Jarosław Kaczyński’s Law and Justice party (PiS, conservative) has just won a huge victory at the legislative elections on 25 October. Everything points to the party forming a government alone – an unprecedented situation in a country where proportional representation has sometimes led to some very exotic coalitions. The left has been completely swept aside and will have no MP. Faced with this situation, a number of commentators are talking of a fragilisation of Polish democracy. All the more so given the the PiS is presented as an authoritarian nationalist group.
Is it really so? We certainly are not dealing with a classic right-wing party in the western sense of the term. Is its programme very conservative? Yes, on the question of morals. When he was Prime Minister, between 2005 and 2007, Kaczyński opposed teachers from “displaying” their sexual orientation. In addition, one section of the PiS’s MPs wanted to write a ban on abortion into the Constitution. But the law limiting the right to voluntary termination of pregnancy to extreme cases has been in place since 1993, and liberals on the left have been in power during this time without altering it. This can be explained by the presence of the Catholic church in Poland, whose positions are respected by all parties – even if the PiS boasts privileged links to the clergy. The PiS also considers religion, language and tradition to be the pillars of the national values they hold so dear.

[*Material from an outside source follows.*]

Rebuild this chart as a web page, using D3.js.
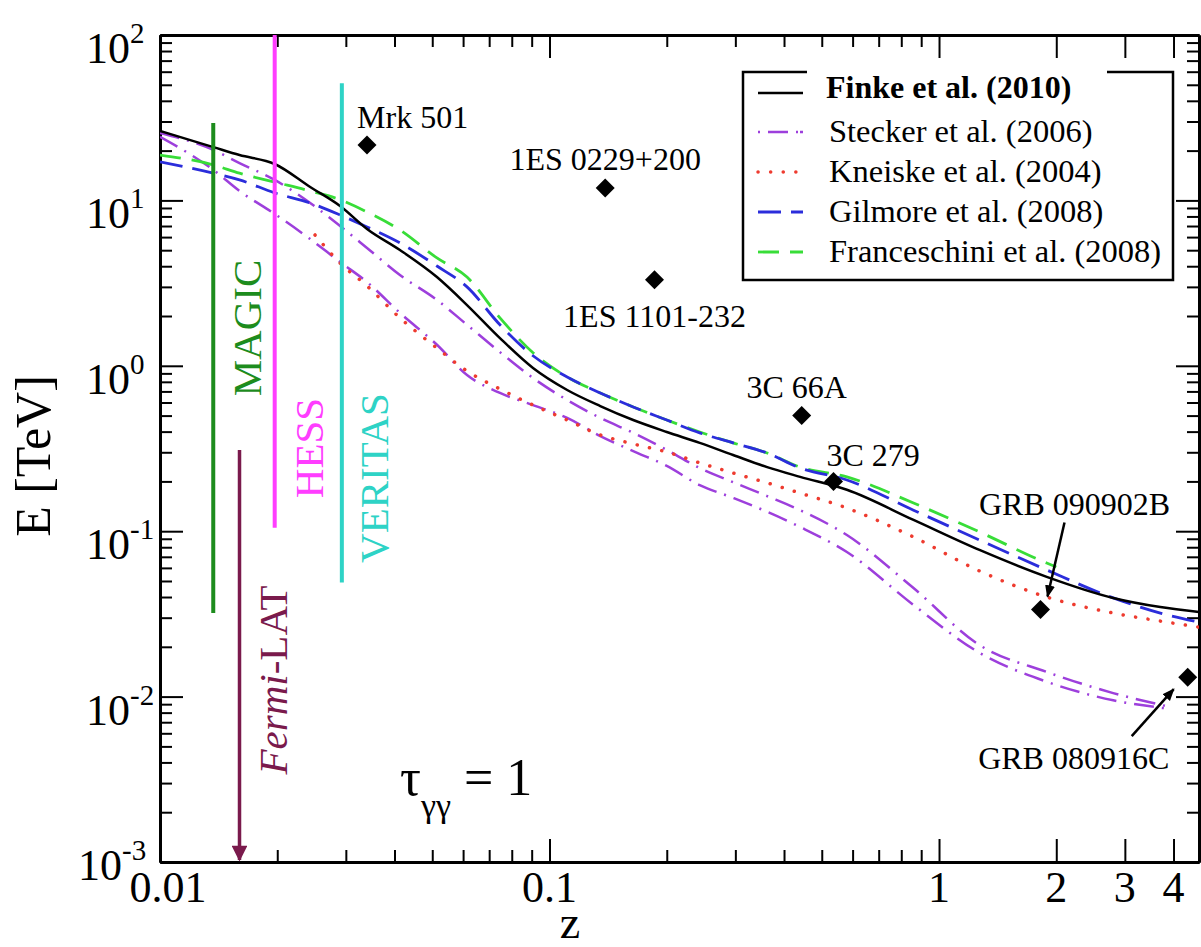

Is it nationalist? This label needs to be qualified. Was former President of France Nicolas Sarkozy called a nationalist for creating the Ministry of Immigration and National Identity? Law and Justice has admittedly exploited the migrant crisis to attack the liberals of Civic Platform (labour party; the former government) during the campaign. But there again, it is more a case of specific national politics rather than an ideological split – all Polish political parties fear a massive influx of migrants in an ethnically homogenous country: 99.7% of the population was of Polish nationality in 2014, according to Eurostat, but this figure does not take into account a large number of Ukrainian immigrants, often there illegally or “temporarily”. Nevertheless, the PiS is a pragmatic party and will certainly be made to take in refugees if it does not want to isolate itself in the European arena. In addition, Kaczyński and his voters do not consider themselves to be nationalist and reject claims to the contrary. The overtly nationalist parties have not breached 2% of the vote for ten years.
The PiS is also seen as one of Europe's eurosceptic, even europhobic parties. Here again, there needs to be some nuance regarding their attitude to European integration. Kaczyński is concerned that Poland is losing all influence over its domestic politics when it comes to morals. That is why he was opposed to the European Convention on the Prevention of Domestic Violence and to sex education classes at school that, he claims, the EU wanted to impose.
Kaczyński is equally not in favour of a quick entry into the eurozone. Nevertheless, once again it seems like the problem is not ideological, since the Civic Platform did not make the necessary preparations for Poland to replace the zloty with the euro. Furthermore, the late President Lech Kaczyński, Jarosław's twin brother, was very much in favour of the creation of a European army. He also signed the Lisbon Treaty, at a time when a member of the Civil Platform came up with the slogan "it's Nice or death"! (referring to the Nice Treaty, which gave Poland a greater voice in the European Council than the European Constitution would have done)
The PiS is therefore far removed from the europhobic UK Independence Party (UKIP) or even the British Conservative Party, which has proposed a referendum on the European future of the UK. Jarosław Kaczyński is well aware of the importance of European funds for Poland's development and of the Common Security and Defence Policy (CSDP), given the crisis in Ukraine.
Western media outlets have therefore simplified the situation by labelling the PiS a nationalist and eurosceptic party. That is probably due to the fact that they have been influenced by the Polish liberal and left-wing press – seen as more acceptable – which likes to repeat that Law and Justice is extremist and represents a danger for democracy. But it is important to stress that the right-wing press used to talk of democracy under threat when the Civic Platform was in power.
Nevertheless, the reforms planned by the PiS are not in any way anti-democratic. It is normal for the party to have presented certain very radical ideas over the course of the campaign to mark it out and attract voters. But the years 2005-2007, when the PiS was at the centre of a government coalition, have shown that we do not need to fear an drift to authoritarianism like Viktor Orbán's Hungary. On the contrary, when the Kaczyński brothers understood that they could not continue to govern with extremist parties, they called new elections and let their rivals take power. And their economic policies were much more liberal (a lowering of social security payments) than those of the left (a VAT increase) in spite of a more interventionist rhetoric.
Polish democracy is therefore not in danger but has been put to the test by an historic political domination in parliament. It is a challenge for the media, for the exhausted outgoing majority and for civil society, which all have to play the role of opposition. But the current constellation is simply the result of an alternating game that proves democracy is Poland is functioning well.